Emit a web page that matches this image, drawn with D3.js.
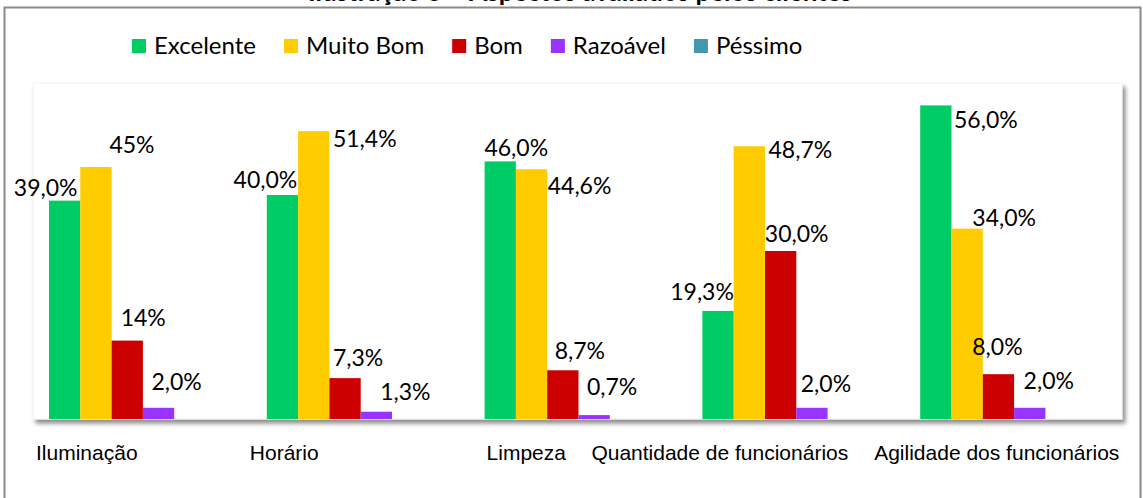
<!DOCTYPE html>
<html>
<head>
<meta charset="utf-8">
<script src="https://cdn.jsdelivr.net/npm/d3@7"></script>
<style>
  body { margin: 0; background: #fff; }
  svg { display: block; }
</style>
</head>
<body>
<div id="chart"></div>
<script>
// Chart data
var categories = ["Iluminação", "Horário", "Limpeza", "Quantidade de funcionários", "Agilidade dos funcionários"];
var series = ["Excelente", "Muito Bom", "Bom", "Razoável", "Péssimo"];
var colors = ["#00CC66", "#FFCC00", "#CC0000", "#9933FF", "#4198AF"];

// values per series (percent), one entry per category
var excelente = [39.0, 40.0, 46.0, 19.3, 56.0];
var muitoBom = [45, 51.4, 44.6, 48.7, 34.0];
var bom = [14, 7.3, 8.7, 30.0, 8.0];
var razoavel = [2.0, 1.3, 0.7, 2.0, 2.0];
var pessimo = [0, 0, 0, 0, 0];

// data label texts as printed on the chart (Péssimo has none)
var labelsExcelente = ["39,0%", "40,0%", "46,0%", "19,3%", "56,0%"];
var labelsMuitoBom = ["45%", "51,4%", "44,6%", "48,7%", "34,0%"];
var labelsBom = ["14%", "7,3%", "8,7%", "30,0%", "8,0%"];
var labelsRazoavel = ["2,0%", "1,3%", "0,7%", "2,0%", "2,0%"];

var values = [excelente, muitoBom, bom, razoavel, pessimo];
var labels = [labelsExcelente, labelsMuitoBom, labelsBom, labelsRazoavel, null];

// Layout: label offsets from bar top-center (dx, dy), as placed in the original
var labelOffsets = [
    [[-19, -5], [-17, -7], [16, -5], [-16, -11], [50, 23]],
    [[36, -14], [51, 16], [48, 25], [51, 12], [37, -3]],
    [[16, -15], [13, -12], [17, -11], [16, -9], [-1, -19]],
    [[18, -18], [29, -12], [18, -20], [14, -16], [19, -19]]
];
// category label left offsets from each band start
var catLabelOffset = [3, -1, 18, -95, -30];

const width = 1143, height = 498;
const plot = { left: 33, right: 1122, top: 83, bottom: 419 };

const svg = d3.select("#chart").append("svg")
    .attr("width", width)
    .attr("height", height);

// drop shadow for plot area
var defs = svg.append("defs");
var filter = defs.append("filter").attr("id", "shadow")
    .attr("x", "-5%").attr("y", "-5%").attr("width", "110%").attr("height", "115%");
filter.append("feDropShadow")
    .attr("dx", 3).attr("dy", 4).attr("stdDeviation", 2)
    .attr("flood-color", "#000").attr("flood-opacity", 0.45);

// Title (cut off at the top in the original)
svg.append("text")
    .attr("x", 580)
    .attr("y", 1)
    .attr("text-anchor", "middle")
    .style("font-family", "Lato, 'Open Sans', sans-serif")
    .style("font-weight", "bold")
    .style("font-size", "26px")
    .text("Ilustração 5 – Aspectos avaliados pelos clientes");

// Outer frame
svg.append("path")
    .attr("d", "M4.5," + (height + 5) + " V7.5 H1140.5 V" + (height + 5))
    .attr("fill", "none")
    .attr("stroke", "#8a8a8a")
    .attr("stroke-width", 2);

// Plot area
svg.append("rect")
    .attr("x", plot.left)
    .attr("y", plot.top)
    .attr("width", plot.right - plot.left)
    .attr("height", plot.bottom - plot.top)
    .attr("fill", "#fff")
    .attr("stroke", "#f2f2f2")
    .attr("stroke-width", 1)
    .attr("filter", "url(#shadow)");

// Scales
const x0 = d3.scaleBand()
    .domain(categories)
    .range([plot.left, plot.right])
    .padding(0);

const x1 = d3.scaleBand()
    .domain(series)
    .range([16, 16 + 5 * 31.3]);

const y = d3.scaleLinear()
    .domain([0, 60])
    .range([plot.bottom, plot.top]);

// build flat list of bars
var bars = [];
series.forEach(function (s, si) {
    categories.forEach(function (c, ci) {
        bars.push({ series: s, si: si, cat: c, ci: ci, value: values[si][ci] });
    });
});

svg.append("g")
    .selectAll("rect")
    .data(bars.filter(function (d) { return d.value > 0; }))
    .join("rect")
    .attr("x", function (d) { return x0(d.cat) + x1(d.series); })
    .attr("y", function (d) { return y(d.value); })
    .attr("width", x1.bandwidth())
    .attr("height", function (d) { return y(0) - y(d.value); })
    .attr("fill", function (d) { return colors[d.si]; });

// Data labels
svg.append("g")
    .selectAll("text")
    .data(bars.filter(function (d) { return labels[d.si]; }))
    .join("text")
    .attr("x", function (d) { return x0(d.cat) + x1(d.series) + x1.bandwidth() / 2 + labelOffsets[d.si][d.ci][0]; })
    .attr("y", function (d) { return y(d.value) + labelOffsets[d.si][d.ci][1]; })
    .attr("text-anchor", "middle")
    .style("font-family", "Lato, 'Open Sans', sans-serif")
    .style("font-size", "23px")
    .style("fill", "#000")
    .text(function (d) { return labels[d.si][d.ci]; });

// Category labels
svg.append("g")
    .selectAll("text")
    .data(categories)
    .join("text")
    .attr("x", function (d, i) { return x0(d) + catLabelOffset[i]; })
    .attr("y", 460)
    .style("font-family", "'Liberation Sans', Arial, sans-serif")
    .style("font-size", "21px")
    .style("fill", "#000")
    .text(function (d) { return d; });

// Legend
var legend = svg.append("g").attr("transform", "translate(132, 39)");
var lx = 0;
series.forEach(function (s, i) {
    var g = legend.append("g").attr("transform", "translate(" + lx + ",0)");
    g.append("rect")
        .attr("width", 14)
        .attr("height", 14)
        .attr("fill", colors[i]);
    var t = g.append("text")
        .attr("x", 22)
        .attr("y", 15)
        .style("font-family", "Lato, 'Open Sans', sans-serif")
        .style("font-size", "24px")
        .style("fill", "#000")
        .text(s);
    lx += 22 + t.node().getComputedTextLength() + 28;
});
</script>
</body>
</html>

···

Set the pictures aside and transcribe the data above exactly.

Emit a web page that matches this image, drawn with D3.js.
<!DOCTYPE html>
<html>
<head>
<meta charset="utf-8">
<script src="https://cdn.jsdelivr.net/npm/d3@7"></script>
<style>
  body { margin: 0; background: #fff; }
  svg { display: block; }
</style>
</head>
<body>
<div id="chart"></div>
<script>
// Chart data
var categories = ["Iluminação", "Horário", "Limpeza", "Quantidade de funcionários", "Agilidade dos funcionários"];
var series = ["Excelente", "Muito Bom", "Bom", "Razoável", "Péssimo"];
var colors = ["#00CC66", "#FFCC00", "#CC0000", "#9933FF", "#4198AF"];

// values per series (percent), one entry per category
var excelente = [39.0, 40.0, 46.0, 19.3, 56.0];
var muitoBom = [45, 51.4, 44.6, 48.7, 34.0];
var bom = [14, 7.3, 8.7, 30.0, 8.0];
var razoavel = [2.0, 1.3, 0.7, 2.0, 2.0];
var pessimo = [0, 0, 0, 0, 0];

// data label texts as printed on the chart (Péssimo has none)
var labelsExcelente = ["39,0%", "40,0%", "46,0%", "19,3%", "56,0%"];
var labelsMuitoBom = ["45%", "51,4%", "44,6%", "48,7%", "34,0%"];
var labelsBom = ["14%", "7,3%", "8,7%", "30,0%", "8,0%"];
var labelsRazoavel = ["2,0%", "1,3%", "0,7%", "2,0%", "2,0%"];

var values = [excelente, muitoBom, bom, razoavel, pessimo];
var labels = [labelsExcelente, labelsMuitoBom, labelsBom, labelsRazoavel, null];

// Layout: label offsets from bar top-center (dx, dy), as placed in the original
var labelOffsets = [
    [[-19, -5], [-17, -7], [16, -5], [-16, -11], [50, 23]],
    [[36, -14], [51, 16], [48, 25], [51, 12], [37, -3]],
    [[16, -15], [13, -12], [17, -11], [16, -9], [-1, -19]],
    [[18, -18], [29, -12], [18, -20], [14, -16], [19, -19]]
];
// category label left offsets from each band start
var catLabelOffset = [3, -1, 18, -95, -30];

const width = 1143, height = 498;
const plot = { left: 33, right: 1122, top: 83, bottom: 419 };

const svg = d3.select("#chart").append("svg")
    .attr("width", width)
    .attr("height", height);

// drop shadow for plot area
var defs = svg.append("defs");
var filter = defs.append("filter").attr("id", "shadow")
    .attr("x", "-5%").attr("y", "-5%").attr("width", "110%").attr("height", "115%");
filter.append("feDropShadow")
    .attr("dx", 3).attr("dy", 4).attr("stdDeviation", 2)
    .attr("flood-color", "#000").attr("flood-opacity", 0.45);

// Title (cut off at the top in the original)
svg.append("text")
    .attr("x", 580)
    .attr("y", 1)
    .attr("text-anchor", "middle")
    .style("font-family", "Lato, 'Open Sans', sans-serif")
    .style("font-weight", "bold")
    .style("font-size", "26px")
    .text("Ilustração 5 – Aspectos avaliados pelos clientes");

// Outer frame
svg.append("path")
    .attr("d", "M4.5," + (height + 5) + " V7.5 H1140.5 V" + (height + 5))
    .attr("fill", "none")
    .attr("stroke", "#8a8a8a")
    .attr("stroke-width", 2);

// Plot area
svg.append("rect")
    .attr("x", plot.left)
    .attr("y", plot.top)
    .attr("width", plot.right - plot.left)
    .attr("height", plot.bottom - plot.top)
    .attr("fill", "#fff")
    .attr("stroke", "#f2f2f2")
    .attr("stroke-width", 1)
    .attr("filter", "url(#shadow)");

// Scales
const x0 = d3.scaleBand()
    .domain(categories)
    .range([plot.left, plot.right])
    .padding(0);

const x1 = d3.scaleBand()
    .domain(series)
    .range([16, 16 + 5 * 31.3]);

const y = d3.scaleLinear()
    .domain([0, 60])
    .range([plot.bottom, plot.top]);

// build flat list of bars
var bars = [];
series.forEach(function (s, si) {
    categories.forEach(function (c, ci) {
        bars.push({ series: s, si: si, cat: c, ci: ci, value: values[si][ci] });
    });
});

svg.append("g")
    .selectAll("rect")
    .data(bars.filter(function (d) { return d.value > 0; }))
    .join("rect")
    .attr("x", function (d) { return x0(d.cat) + x1(d.series); })
    .attr("y", function (d) { return y(d.value); })
    .attr("width", x1.bandwidth())
    .attr("height", function (d) { return y(0) - y(d.value); })
    .attr("fill", function (d) { return colors[d.si]; });

// Data labels
svg.append("g")
    .selectAll("text")
    .data(bars.filter(function (d) { return labels[d.si]; }))
    .join("text")
    .attr("x", function (d) { return x0(d.cat) + x1(d.series) + x1.bandwidth() / 2 + labelOffsets[d.si][d.ci][0]; })
    .attr("y", function (d) { return y(d.value) + labelOffsets[d.si][d.ci][1]; })
    .attr("text-anchor", "middle")
    .style("font-family", "Lato, 'Open Sans', sans-serif")
    .style("font-size", "23px")
    .style("fill", "#000")
    .text(function (d) { return labels[d.si][d.ci]; });

// Category labels
svg.append("g")
    .selectAll("text")
    .data(categories)
    .join("text")
    .attr("x", function (d, i) { return x0(d) + catLabelOffset[i]; })
    .attr("y", 460)
    .style("font-family", "'Liberation Sans', Arial, sans-serif")
    .style("font-size", "21px")
    .style("fill", "#000")
    .text(function (d) { return d; });

// Legend
var legend = svg.append("g").attr("transform", "translate(132, 39)");
var lx = 0;
series.forEach(function (s, i) {
    var g = legend.append("g").attr("transform", "translate(" + lx + ",0)");
    g.append("rect")
        .attr("width", 14)
        .attr("height", 14)
        .attr("fill", colors[i]);
    var t = g.append("text")
        .attr("x", 22)
        .attr("y", 15)
        .style("font-family", "Lato, 'Open Sans', sans-serif")
        .style("font-size", "24px")
        .style("fill", "#000")
        .text(s);
    lx += 22 + t.node().getComputedTextLength() + 28;
});
</script>
</body>
</html>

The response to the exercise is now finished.